Since the start of Donald Trump’s second term, his administration has targeted huge swaths of the nonprofit sector for upholding the very principles they exist to protect—from embracing diversity, equity, and inclusion to defending the rights of non-citizen Americans to standing up for the freedom and independence of the press. The Donald Trump administration signaled early on, via a sweeping executive memorandum issued in February, its intention to target nonprofits “that undermine the national interest” for “review” and defunding. Many nonprofits face a very real bind when it comes to self-censoring to avoid this arbitrary and potentially existential targeting by the Trump administration, on the one hand, and stand publicly by their values, on the other.

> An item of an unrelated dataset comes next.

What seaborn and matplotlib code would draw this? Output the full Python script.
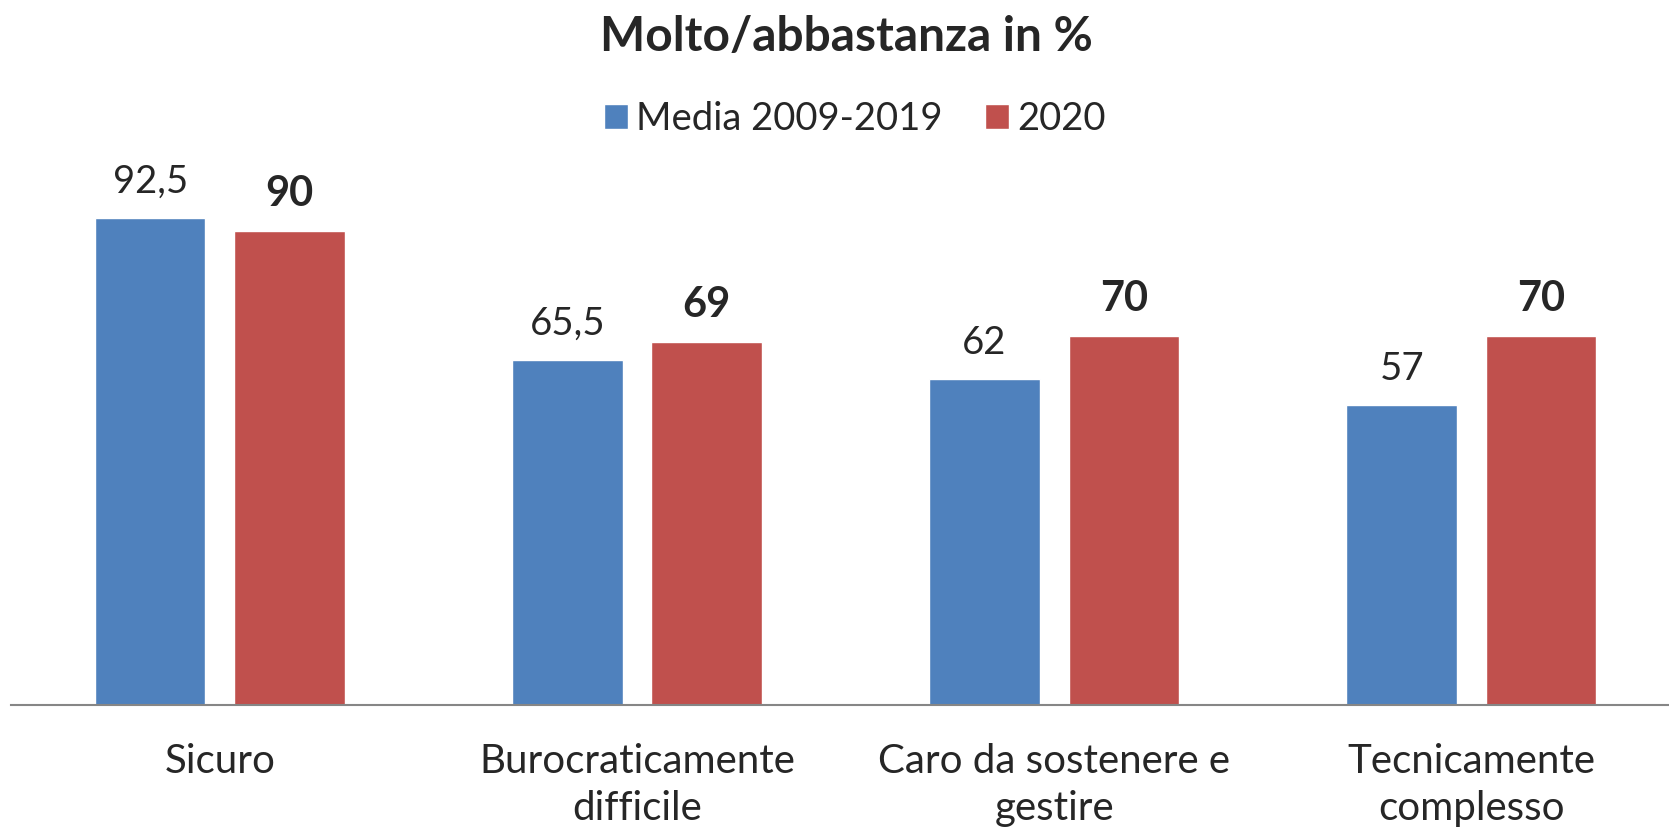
import pandas as pd
import matplotlib.pyplot as plt
import seaborn as sns

# Data
categories = ["Sicuro", "Burocraticamente\ndifficile", "Caro da sostenere e\ngestire", "Tecnicamente\ncomplesso"]
media_2009_2019 = [92.5, 65.5, 62, 57]
anno_2020 = [90, 69, 70, 70]
series_names = ["Media 2009-2019", "2020"]
label_media = ["92,5", "65,5", "62", "57"]
label_2020 = ["90", "69", "70", "70"]

colors = {"Media 2009-2019": "#4F81BD", "2020": "#C0504D"}

data = pd.DataFrame({
    "categoria": categories * 2,
    "valore": media_2009_2019 + anno_2020,
    "serie": [series_names[0]] * 4 + [series_names[1]] * 4,
})

sns.set_style("white")
plt.rcParams["font.family"] = ["Lato", "DejaVu Sans"]

fig = plt.figure(figsize=(16.69, 8.3), dpi=100)
ax = fig.add_axes([11.2 / 1669, 125 / 830, 1657.8 / 1669, 526.5 / 830])

sns.barplot(data=data, x="categoria", y="valore", hue="serie", palette=colors,
            width=0.668, gap=0.207, ax=ax, saturation=1)

ax.set_xlim(-0.5, -0.5 + 1657.8 / 417.2)
ax.set_ylim(0, 100)

# Value labels: regular for the average, bold for 2020
ax.bar_label(ax.containers[0], labels=label_media, padding=13, fontsize=27.5)
ax.bar_label(ax.containers[1], labels=label_2020, padding=13, fontsize=30, fontweight="bold")

ax.set_xlabel("")
ax.set_ylabel("")
ax.set_yticks([])
ax.tick_params(axis="x", length=0, labelsize=29, pad=27)
for lbl in ax.get_xticklabels():
    lbl.set_linespacing(1.36)
for side in ["top", "left", "right"]:
    ax.spines[side].set_visible(False)
ax.spines["bottom"].set_color("#868686")
ax.spines["bottom"].set_linewidth(1.5)

fig.suptitle("Molto/abbastanza in %", fontsize=34.5, fontweight="bold", x=0.5074, y=0.982, va="top")

sns.move_legend(ax, "center", bbox_to_anchor=(0.512, 0.857), bbox_transform=fig.transFigure,
                ncol=2, frameon=False, title=None, fontsize=27.5, handlelength=0.65,
                handleheight=0.65, handletextpad=0.2, columnspacing=1.1)

plt.savefig("out.png", dpi=100)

NPQ reported as early as February that while Elon Musk’s so-called Department of Government Efficiency (DOGE) team was slashing grant funding across the government, many nonprofits were actively “scrubbing” their websites of language that might draw the scrutiny of the Trump administration.

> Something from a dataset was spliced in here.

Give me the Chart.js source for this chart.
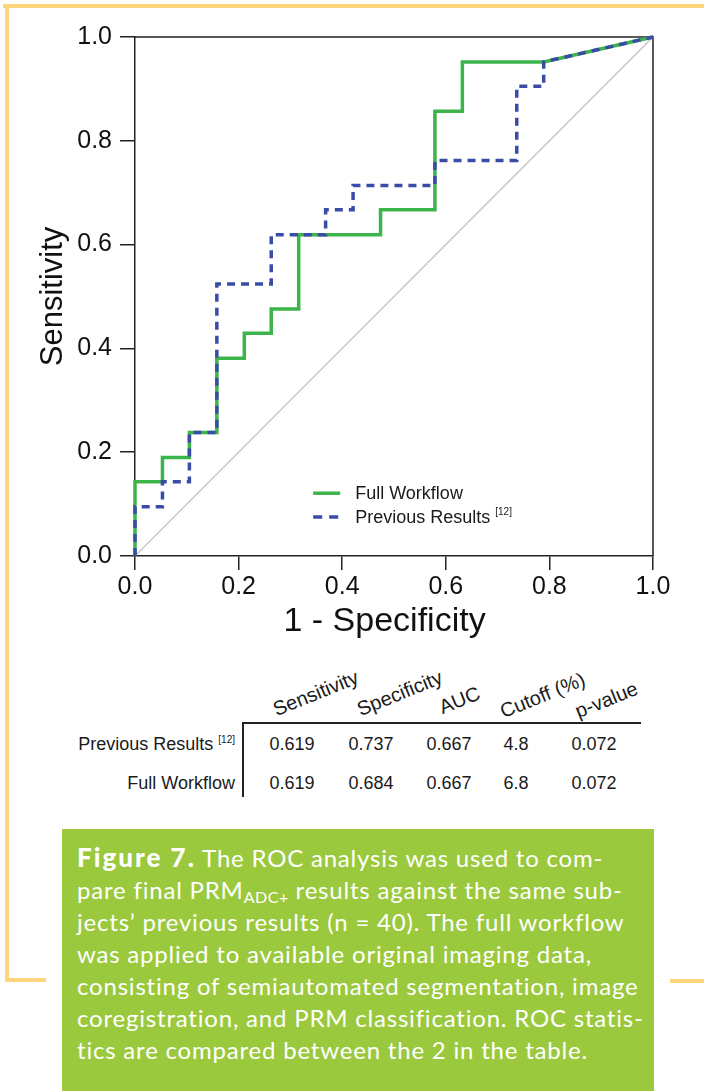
<!DOCTYPE html>
<html>
<head>
<meta charset="utf-8">
<script src="https://cdn.jsdelivr.net/npm/chart.js@4.4.1/dist/chart.umd.min.js"></script>
<style>
  body { margin: 0; background: #fff; }
  #page { position: relative; width: 704px; height: 1091px; overflow: hidden; font-family: "Liberation Sans", Arial, sans-serif; color: #1a1a1a; }
  .frame { position: absolute; background: #fed47c; }
  #chartBox { position: absolute; left: 0; top: 0; width: 704px; height: 660px; }
  .cell { position: absolute; font-size: 18px; line-height: 20px; white-space: nowrap; }
  .rowLabel { text-align: right; }
  .head { position: absolute; font-size: 20px; white-space: nowrap; transform-origin: 0 100%; transform: rotate(-22deg); line-height: 22px; }
  sup { font-size: 10px; vertical-align: 7px; line-height: 0; }
  #caption { position: absolute; left: 62px; top: 829px; width: 592px; height: 262px; background: #9bc93d; color: #fff;
             font-family: Lato, "Noto Sans", sans-serif; font-size: 24px; letter-spacing: 0.8px; line-height: 32px; padding: 12px 0 0 15px; box-sizing: border-box; white-space: nowrap; }
  #caption b { font-weight: 900; font-size: 26px; letter-spacing: 2px; }
  #caption sub { font-size: 16px; vertical-align: -4px; line-height: 0; letter-spacing: 0.5px; }
</style>
</head>
<body>
<div id="page">
  <div class="frame" style="left:3px;top:4px;width:701px;height:4px"></div>
  <div class="frame" style="left:5px;top:4px;width:4px;height:978px"></div>
  <div class="frame" style="left:5px;top:978px;width:41px;height:4px"></div>
  <div class="frame" style="left:670px;top:979px;width:34px;height:4px"></div>

  <div id="chartBox"><canvas id="roc" width="704" height="660"></canvas></div>
  <div id="table"></div>

  <div id="caption"><b>Figure 7.</b> The ROC analysis was used to com-<br>pare final PRM<sub>ADC+</sub> results against the same sub-<br>jects’ previous results (n = 40). The full workflow<br>was applied to available original imaging data,<br>consisting of semiautomated segmentation, image<br>coregistration, and PRM classification. ROC statis-<br>tics are compared between the 2 in the table.</div>
</div>
<script>
// ROC curve corner points (1 - specificity, sensitivity)
const fprFull = [0, 0, 0.053, 0.053, 0.105, 0.105, 0.158, 0.158, 0.211, 0.211, 0.263, 0.263, 0.316, 0.316, 0.474, 0.474, 0.579, 0.579, 0.632, 0.632, 0.789, 1.0];
const tprFull = [0, 0.143, 0.143, 0.190, 0.190, 0.238, 0.238, 0.381, 0.381, 0.429, 0.429, 0.476, 0.476, 0.619, 0.619, 0.667, 0.667, 0.857, 0.857, 0.952, 0.952, 1.0];

const fprPrev = [0, 0, 0.053, 0.053, 0.105, 0.105, 0.158, 0.158, 0.263, 0.263, 0.368, 0.368, 0.421, 0.421, 0.579, 0.579, 0.737, 0.737, 0.789, 0.789, 1.0];
const tprPrev = [0, 0.095, 0.095, 0.143, 0.143, 0.238, 0.238, 0.524, 0.524, 0.619, 0.619, 0.667, 0.667, 0.714, 0.714, 0.762, 0.762, 0.905, 0.905, 0.952, 1.0];

// chance line
const fprRef = [0, 1];
const tprRef = [0, 1];

const seriesNames = ['Full Workflow', 'Previous Results'];
const xTicks = [0, 0.2, 0.4, 0.6, 0.8, 1.0];

// statistics table
const tableCols = ['Sensitivity', 'Specificity', 'AUC', 'Cutoff (%)', 'p-value'];
const tableRows = ['Previous Results', 'Full Workflow'];
const tablePrev = ['0.619', '0.737', '0.667', '4.8', '0.072'];
const tableFull = ['0.619', '0.684', '0.667', '6.8', '0.072'];

const GREEN = '#3bb44a';
const BLUE = '#3a4ca6';
const FONT = '"Liberation Sans", Arial, sans-serif';

function toPoints(xs, ys) {
    return xs.map((x, i) => ({ x: x, y: ys[i] }));
}

// frame on top and right + legend inside the plot
const extras = {
    id: 'extras',
    beforeDatasetsDraw(chart) {
        const a = chart.chartArea;
        const ctx = chart.ctx;
        ctx.save();
        ctx.strokeStyle = '#222';
        ctx.lineWidth = 1.5;
        ctx.beginPath();
        ctx.moveTo(a.left, a.top);
        ctx.lineTo(a.right, a.top);
        ctx.lineTo(a.right, a.bottom);
        ctx.stroke();
        ctx.restore();
    },
    afterDraw(chart) {
        const a = chart.chartArea;
        const ctx = chart.ctx;
        const w = a.right - a.left, h = a.bottom - a.top;
        const x0 = a.left + 0.344 * w;
        const rows = [
            { y: a.bottom - 0.121 * h, color: GREEN, dash: [], text: seriesNames[0], sup: '' },
            { y: a.bottom - 0.075 * h, color: BLUE, dash: [9, 7], text: seriesNames[1], sup: '[12]' }
        ];
        ctx.save();
        rows.forEach(r => {
            ctx.strokeStyle = r.color;
            ctx.lineWidth = 3.5;
            ctx.setLineDash(r.dash);
            ctx.beginPath();
            ctx.moveTo(x0, r.y);
            ctx.lineTo(x0 + 27, r.y);
            ctx.stroke();
            ctx.setLineDash([]);
            ctx.fillStyle = '#1a1a1a';
            ctx.font = '18px ' + FONT;
            ctx.textBaseline = 'middle';
            ctx.fillText(r.text, x0 + 42, r.y + 1);
            if (r.sup) {
                const tw = ctx.measureText(r.text + ' ').width;
                ctx.font = '10px ' + FONT;
                ctx.fillText(r.sup, x0 + 42 + tw, r.y - 5);
            }
        });
        ctx.restore();
    }
};

new Chart(document.getElementById('roc'), {
    type: 'scatter',
    data: {
        datasets: [{
            label: seriesNames[1],
            data: toPoints(fprPrev, tprPrev),
            showLine: true,
            borderColor: BLUE,
            borderWidth: 3.5,
            borderDash: [8, 6],
            pointRadius: 0,
            clip: false
        }, {
            label: seriesNames[0],
            data: toPoints(fprFull, tprFull),
            showLine: true,
            borderColor: GREEN,
            borderWidth: 3.5,
            pointRadius: 0,
            clip: false
        }, {
            label: 'reference',
            data: toPoints(fprRef, tprRef),
            showLine: true,
            borderColor: '#c4c4c4',
            borderWidth: 1.3,
            pointRadius: 0
        }]
    },
    options: {
        responsive: false,
        animation: false,
        devicePixelRatio: 1,
        layout: { padding: { left: 35, right: 51, top: 37, bottom: 18 } },
        plugins: { legend: { display: false }, tooltip: { enabled: false } },
        scales: {
            x: {
                type: 'linear',
                min: 0,
                max: 1,
                afterBuildTicks: s => { s.ticks = xTicks.map(v => ({ value: v })); },
                afterFit: s => { s.height = 86; },
                ticks: { callback: v => v.toFixed(1), color: '#111', font: { family: FONT, size: 25 }, padding: 2, maxRotation: 0 },
                grid: { drawOnChartArea: false, drawTicks: true, tickLength: 14, color: '#222', lineWidth: 1.5 },
                border: { display: true, color: '#222', width: 1.5 },
                // trailing spaces nudge the centred title a little to the left, as in the original
                title: { display: true, text: '1 - Specificity  ', color: '#111', font: { family: FONT, size: 34 }, padding: 0 }
            },
            y: {
                type: 'linear',
                min: 0,
                max: 1,
                afterBuildTicks: s => { s.ticks = xTicks.map(v => ({ value: v })); },
                afterFit: s => { s.width = 100; },
                ticks: { callback: v => v.toFixed(1), color: '#111', font: { family: FONT, size: 25 }, padding: 8 },
                grid: { drawOnChartArea: false, drawTicks: true, tickLength: 15, color: '#222', lineWidth: 1.5 },
                border: { display: true, color: '#222', width: 1.5 },
                title: { display: true, text: 'Sensitivity', color: '#111', font: { family: FONT, size: 31 }, padding: 0 }
            }
        }
    },
    plugins: [extras]
});

// build the statistics table below the chart
(function buildTable() {
    const t = document.getElementById('table');
    const colCenters = [292, 371, 449, 516, 594];
    const headStarts = [[278, 698], [362, 698], [444, 696], [505, 700], [580, 700]];
    const rowY = [734, 773];
    let html = '';
    tableCols.forEach((c, i) => {
        html += '<div class="head" style="left:' + headStarts[i][0] + 'px;top:' + headStarts[i][1] + 'px">' + c + '</div>';
    });
    tableRows.forEach((r, j) => {
        const label = j === 0 ? r + ' <sup>[12]</sup>' : r;
        html += '<div class="cell rowLabel" style="right:' + (704 - 235) + 'px;top:' + rowY[j] + 'px">' + label + '</div>';
        const vals = j === 0 ? tablePrev : tableFull;
        vals.forEach((v, i) => {
            html += '<div class="cell" style="left:' + (colCenters[i] - 40) + 'px;width:80px;text-align:center;top:' + rowY[j] + 'px">' + v + '</div>';
        });
    });
    html += '<div style="position:absolute;left:243px;top:722px;width:398px;height:1.5px;background:#222"></div>';
    html += '<div style="position:absolute;left:242px;top:722px;width:1.5px;height:75px;background:#222"></div>';
    t.innerHTML = html;
})();
</script>
</body>
</html>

In a survey released that same month, The Chronicle of Philanthropy found that nearly two-thirds of nonprofits and nearly a third of foundations were concerned about retaliation if they spoke out about Trump administration policies.

Now, a recent report by the National Committee for Responsive Philanthropy (NCRP), based on a review of nearly 800 foundation websites, finds that 73 percent have been silent amid unprecedented attacks on democratic norms and marginal groups. And nearly 10 percent of the foundations have actively scrubbed their websites of content that might court controversy, showing the extent of this increasing self-censoring.

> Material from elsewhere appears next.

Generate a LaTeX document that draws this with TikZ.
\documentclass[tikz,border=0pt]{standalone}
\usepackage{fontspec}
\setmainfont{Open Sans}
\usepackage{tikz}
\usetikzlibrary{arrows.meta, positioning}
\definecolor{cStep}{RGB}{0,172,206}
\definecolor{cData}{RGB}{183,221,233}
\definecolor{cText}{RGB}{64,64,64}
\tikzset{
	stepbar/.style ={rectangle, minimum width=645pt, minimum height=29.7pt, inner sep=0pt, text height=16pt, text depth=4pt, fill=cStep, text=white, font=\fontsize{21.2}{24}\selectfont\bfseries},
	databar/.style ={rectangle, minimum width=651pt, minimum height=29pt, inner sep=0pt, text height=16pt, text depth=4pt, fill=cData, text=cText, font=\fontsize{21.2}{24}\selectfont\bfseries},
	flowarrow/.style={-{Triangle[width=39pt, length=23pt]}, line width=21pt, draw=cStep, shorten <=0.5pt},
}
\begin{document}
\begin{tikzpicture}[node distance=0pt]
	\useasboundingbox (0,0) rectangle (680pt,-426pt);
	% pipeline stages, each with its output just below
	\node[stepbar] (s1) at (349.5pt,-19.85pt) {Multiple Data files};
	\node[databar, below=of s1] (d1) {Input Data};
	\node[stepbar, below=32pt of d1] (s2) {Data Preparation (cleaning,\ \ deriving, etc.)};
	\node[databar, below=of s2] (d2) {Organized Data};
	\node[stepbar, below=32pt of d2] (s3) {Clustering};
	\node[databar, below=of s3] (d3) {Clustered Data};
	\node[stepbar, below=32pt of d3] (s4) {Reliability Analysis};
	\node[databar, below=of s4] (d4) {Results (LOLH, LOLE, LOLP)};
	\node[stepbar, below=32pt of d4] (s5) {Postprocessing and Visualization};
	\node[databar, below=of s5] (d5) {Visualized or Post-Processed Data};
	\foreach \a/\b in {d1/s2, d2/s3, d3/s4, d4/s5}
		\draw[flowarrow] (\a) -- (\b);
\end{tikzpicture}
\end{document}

“Some funders have rewritten home page headers, menus, and even entire blocks of content to remove references to race, diversity, equity, or inclusion,” the report noted. “Others have gone further, disappearing sections of their website that had formerly described their ‘commitment’ to diversity and inclusion in their funding.”

The NCRP study focuses on Candid’s Foundation 1000, the largest private and community foundations in the United States that collectively give more than $25 billion annually.